Denúncia de fiscal originou investigação sobre empresas de carne
Funcionário procurou a PF com provas de irregularidades e pagamento de propina
Thiago Herdy - O Globo
A denúncia de um fiscal agropecuário federal do Paraná, que sofreu uma
série de punições de seus superiores por não participar de esquema de
corrupção, foi a origem da investigação que resultou na prisão de
executivos das maiores empresas processadoras de carne animal no país e
as revelações sobre a venda de carne imprópria para consumo humano, deflagradas nesta sexta-feira pela Operação Carne Fraca.
Daniel
Gouvêa Teixeira era lotado na Superintendência Federal da Agricultura
no estado do Paraná, como chefe substituto do Serviço de Inspeção de
Produto de Origem Animal (Sipoa) e constatou que funcionários do órgão
eram transferidos para outras unidades de atuação para atender ao
interesse de fiscalizados, sempre “empresas de grande capital”, segundo
ele.
Mesmo
afastado do local original de trabalho por ter denunciado uma chefe,
durante as atividades de fiscalização verificou que havia um esquema de corrupção envolvendo frigoríficos de carne suína. As irregularidades incluíam o aproveitamento de animais mortos (e não abatidos) para produção de linguiça (o que é ilegal), comercialização de certificados sanitários e pagamento de propina a fiscais e agentes de inspeção.

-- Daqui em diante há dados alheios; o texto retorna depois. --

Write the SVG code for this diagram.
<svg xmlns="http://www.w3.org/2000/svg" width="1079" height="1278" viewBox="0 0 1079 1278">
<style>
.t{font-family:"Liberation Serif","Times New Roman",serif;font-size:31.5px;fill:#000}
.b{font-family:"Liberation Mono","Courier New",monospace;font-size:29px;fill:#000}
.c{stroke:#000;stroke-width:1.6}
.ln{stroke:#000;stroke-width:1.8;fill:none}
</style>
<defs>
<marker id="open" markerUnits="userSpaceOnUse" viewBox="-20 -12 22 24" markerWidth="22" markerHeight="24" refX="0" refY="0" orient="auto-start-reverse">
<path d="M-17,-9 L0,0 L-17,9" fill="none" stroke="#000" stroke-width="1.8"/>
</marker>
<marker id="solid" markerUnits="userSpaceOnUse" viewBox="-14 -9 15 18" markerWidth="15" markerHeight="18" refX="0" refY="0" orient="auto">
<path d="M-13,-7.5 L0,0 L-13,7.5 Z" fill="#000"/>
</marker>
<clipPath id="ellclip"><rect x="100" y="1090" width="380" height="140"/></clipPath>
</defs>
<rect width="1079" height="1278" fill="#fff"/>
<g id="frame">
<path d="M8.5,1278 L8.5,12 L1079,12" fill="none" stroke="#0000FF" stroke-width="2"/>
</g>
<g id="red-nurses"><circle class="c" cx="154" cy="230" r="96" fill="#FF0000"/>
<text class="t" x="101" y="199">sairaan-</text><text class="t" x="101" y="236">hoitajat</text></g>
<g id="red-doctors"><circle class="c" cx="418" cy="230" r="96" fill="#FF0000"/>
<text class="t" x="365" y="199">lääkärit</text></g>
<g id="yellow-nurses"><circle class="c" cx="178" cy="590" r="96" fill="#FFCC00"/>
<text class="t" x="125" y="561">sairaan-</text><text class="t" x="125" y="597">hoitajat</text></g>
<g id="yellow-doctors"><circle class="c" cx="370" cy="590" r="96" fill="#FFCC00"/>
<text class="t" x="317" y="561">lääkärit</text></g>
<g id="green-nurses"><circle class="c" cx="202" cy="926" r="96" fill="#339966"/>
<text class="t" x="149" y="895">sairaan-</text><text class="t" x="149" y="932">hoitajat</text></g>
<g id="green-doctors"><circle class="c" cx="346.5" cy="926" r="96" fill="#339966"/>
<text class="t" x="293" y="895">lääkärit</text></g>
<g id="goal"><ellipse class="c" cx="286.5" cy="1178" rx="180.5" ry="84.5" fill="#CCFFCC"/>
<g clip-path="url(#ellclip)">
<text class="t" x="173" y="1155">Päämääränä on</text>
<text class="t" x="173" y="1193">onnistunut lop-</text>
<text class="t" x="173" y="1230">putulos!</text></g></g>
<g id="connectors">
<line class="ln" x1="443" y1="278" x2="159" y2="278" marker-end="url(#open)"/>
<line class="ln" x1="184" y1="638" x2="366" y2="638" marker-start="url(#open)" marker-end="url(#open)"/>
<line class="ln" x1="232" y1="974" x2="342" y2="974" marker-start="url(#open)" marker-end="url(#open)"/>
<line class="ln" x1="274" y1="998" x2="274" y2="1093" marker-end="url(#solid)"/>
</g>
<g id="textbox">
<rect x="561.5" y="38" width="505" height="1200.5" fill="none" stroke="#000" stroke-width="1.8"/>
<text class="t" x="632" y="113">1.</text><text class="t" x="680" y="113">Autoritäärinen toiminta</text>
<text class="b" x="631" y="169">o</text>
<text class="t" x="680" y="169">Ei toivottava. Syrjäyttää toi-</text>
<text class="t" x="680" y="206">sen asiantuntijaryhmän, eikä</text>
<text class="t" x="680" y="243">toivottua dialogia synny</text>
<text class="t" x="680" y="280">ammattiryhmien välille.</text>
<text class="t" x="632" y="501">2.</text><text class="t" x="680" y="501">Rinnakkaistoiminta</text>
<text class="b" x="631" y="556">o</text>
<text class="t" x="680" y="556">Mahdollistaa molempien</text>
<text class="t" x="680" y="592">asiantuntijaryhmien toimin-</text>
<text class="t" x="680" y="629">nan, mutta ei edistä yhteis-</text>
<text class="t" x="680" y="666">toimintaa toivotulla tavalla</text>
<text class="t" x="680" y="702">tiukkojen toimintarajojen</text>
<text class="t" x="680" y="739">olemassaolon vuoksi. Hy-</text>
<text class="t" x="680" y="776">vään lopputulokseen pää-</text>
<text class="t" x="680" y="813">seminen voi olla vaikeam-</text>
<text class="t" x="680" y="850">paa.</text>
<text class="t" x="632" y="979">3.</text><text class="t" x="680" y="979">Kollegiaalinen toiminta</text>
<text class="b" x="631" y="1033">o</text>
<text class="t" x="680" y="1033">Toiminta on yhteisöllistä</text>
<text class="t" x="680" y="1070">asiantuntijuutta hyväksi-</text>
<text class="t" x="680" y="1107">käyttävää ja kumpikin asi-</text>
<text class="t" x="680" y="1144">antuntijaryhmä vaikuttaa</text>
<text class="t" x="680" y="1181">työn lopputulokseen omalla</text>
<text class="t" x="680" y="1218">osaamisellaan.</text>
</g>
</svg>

Há pouco mais de dois anos Teixeira entregou às autoridades gravações
de reuniões da diretoria da empresa Peccin Agroindustrial, frigorífico
de Curitiba especializado na fabricação de linguiças, salames e outras
carnes preparadas. E também provas de que os chefes do serviço de
inspeção faziam “acerto” para que a empresa continuasse atuando “às
margens da ilegalidade”.
Foi Teixeira, também, quem entregou provas sobre irregularidades
envolvendo a empresa Souza Ramos, fornecedora de merenda escolar para
unidades educacionais do Paraná. E ainda suspeitas de enriquecimento
ilícito do então superintendente do Ministério da Agricultura, Pecuária e
Abastecimento no Paraná, Daniel Gonçalves Filho, que ocupou cargo entre
2007 e 2016. Gonçalves Filho era sócio de empresas e dono de imóveis e
carros de luxo, incompatíveis com a sua renda, segundo as investigações.

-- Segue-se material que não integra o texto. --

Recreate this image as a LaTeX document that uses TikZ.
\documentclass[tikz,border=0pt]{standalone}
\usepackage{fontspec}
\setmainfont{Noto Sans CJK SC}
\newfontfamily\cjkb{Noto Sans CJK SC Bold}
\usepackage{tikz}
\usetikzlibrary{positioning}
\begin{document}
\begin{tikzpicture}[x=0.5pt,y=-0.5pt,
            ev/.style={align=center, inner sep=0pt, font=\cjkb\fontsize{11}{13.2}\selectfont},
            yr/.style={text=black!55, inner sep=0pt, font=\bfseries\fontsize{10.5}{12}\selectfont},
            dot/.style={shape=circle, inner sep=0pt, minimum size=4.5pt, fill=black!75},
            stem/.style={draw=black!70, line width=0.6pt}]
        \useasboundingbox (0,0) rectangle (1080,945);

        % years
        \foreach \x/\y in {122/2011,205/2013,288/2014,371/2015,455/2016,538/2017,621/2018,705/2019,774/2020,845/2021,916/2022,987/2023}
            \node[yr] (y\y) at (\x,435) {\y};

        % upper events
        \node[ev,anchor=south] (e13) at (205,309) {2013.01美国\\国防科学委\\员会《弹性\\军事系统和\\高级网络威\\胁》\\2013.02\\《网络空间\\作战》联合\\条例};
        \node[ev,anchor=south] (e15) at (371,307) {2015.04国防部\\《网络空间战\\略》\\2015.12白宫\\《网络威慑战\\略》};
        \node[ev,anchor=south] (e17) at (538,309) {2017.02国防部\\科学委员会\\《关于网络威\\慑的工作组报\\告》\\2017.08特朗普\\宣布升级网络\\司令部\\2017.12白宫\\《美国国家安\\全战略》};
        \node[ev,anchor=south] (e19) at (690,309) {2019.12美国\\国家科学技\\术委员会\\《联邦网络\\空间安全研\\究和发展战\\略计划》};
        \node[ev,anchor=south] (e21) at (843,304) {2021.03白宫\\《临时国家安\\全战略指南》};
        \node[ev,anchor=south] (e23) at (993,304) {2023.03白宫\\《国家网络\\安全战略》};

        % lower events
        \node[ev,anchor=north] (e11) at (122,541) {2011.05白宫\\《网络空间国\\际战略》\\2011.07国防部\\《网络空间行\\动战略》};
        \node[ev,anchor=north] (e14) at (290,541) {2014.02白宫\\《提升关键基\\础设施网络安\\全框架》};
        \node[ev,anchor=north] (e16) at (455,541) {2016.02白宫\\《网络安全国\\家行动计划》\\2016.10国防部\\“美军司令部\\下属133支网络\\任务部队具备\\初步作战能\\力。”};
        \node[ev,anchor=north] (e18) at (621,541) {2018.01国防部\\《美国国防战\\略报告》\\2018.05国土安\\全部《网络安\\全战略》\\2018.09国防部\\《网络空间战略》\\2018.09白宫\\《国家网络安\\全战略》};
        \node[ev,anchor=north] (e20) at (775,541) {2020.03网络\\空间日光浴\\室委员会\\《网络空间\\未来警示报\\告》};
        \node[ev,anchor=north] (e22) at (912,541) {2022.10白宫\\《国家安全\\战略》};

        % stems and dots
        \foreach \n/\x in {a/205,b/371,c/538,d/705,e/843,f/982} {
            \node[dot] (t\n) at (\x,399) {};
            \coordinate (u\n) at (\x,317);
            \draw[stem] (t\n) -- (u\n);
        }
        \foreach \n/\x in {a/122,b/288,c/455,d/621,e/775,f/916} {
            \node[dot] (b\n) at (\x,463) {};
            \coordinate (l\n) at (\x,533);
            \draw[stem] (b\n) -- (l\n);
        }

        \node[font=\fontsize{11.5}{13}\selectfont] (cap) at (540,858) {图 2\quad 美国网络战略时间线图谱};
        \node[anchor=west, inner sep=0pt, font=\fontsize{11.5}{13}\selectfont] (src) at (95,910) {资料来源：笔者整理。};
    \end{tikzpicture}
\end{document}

Os relatos de Teixeira levaram a PF a iniciar uma série de
depoimentos com ex-funcionários das empresas suspeitas, que corroboraram
o que havia sido denunciado. O fiscal voltou a ser ouvido em depoimento
durante as investigações, ocasião em que revelou o nome de outras
empresas suspeitas de irregularidades, como Novilho Nobre, Mastercarnes,
Madero e BRF S.A.
Chamados
a prestar esclarecimentos, executivos de empresas alegaram terem sido
“vítimas de exigências de fiscais federais”, como pagamento de propina
regular entre R$ 2 mil e R$ 5 mil, para continuarem funcionando. A
empresa Madero colaborou com a investigação e apresentou gravação em
vídeo de um agente de inspeção levando alimentos produzidos pela fábrica
que acabara de fiscalizar.
A PF obteve na Justiça autorização para realizar interceptações
telefônicas e quebrar os sigilos bancário e fiscal de dezenas de
investigados. Descobriram que agentes corruptos se valiam de familiares
para ocultar a propina recebida de corruptores e que muitos deles
falavam com políticos, embora as conversas não tenham sido consideradas,
por si só, “indícios de ilicitude”, segundo relatório da PF.
“O mesmo não pode se dizer em relação a alguns assessores
parlamentares, pois pelas conversas interceptadas, há forte suspeita de
atuarem em conjunto com servidores do Mapa em benefício próprio ou
visando a proteção de empresas”, escreveu o delegado Maurício Moascardi
Grillo, no relatório da PF que motivou a ação.